What might have been? What if Haller had had the good sense to sign Bonds? Bonds probably would have come up to the big club in 1986, the same year Will Clark and Robby Thompson did. Jeffrey Leonard would eventually have had to make way for Bonds in left field, so he would have been traded or allowed to leave as a free agent. That means no Hackman one-flap-down show in the 1987 NLCS. Do the Giants acquire Kevin Mitchell in 1987? Maybe they do, but only as someone to play third base until Matt Williams can be brought up to the bigs. Does Mitchell get the chance to break out in 1989? Perhaps he does, but not as a Giant outfielder. Would Bonds have meant more to the team in their 1987 and 1989 playoff runs than did Leonard and Mitchell? Would the Giants have been better? Probably not, but we’ll never know.

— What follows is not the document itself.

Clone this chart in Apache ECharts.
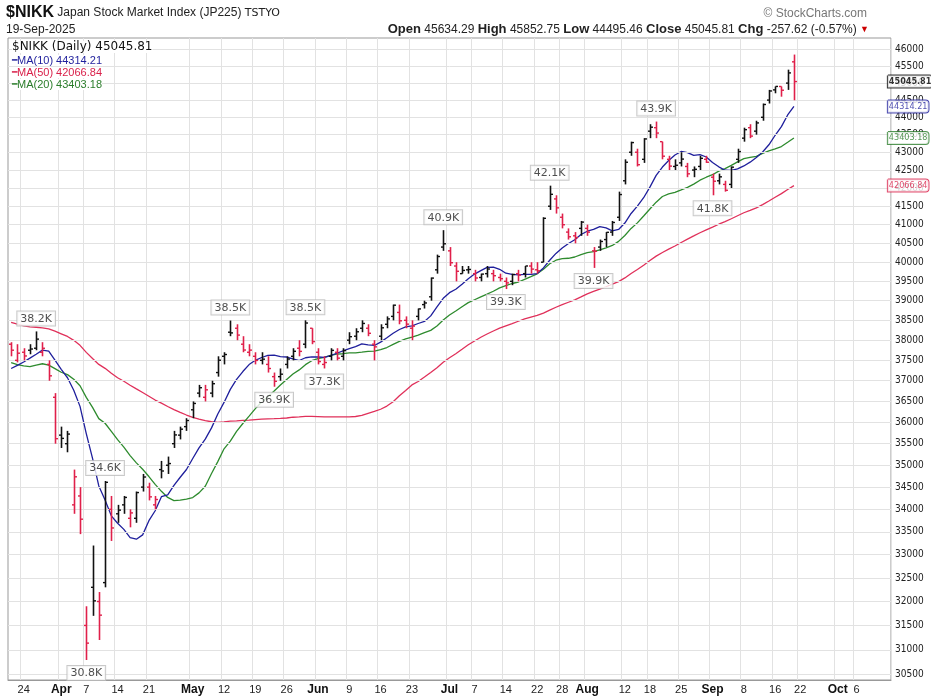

Incidently, in that same 1982 draft, the Giants also selected Pete Incaviglia. He wanted $15,000 to sign. The Giants offered $8,000 and lost him. The Giants’ number one pick that year was Steve Stanicek, who had been a designated hitter in college. (Read that sentence again to understand just how bad a GM Tom Haller was.) The Giants did sign Stanicek, one of only two of their top ten draftees they signed that year, but he never made it to the majors. Haller’s successor, Al Rosen, always signed the players the club drafted, claiming such a practice showed the club’s scouts he had faith in them.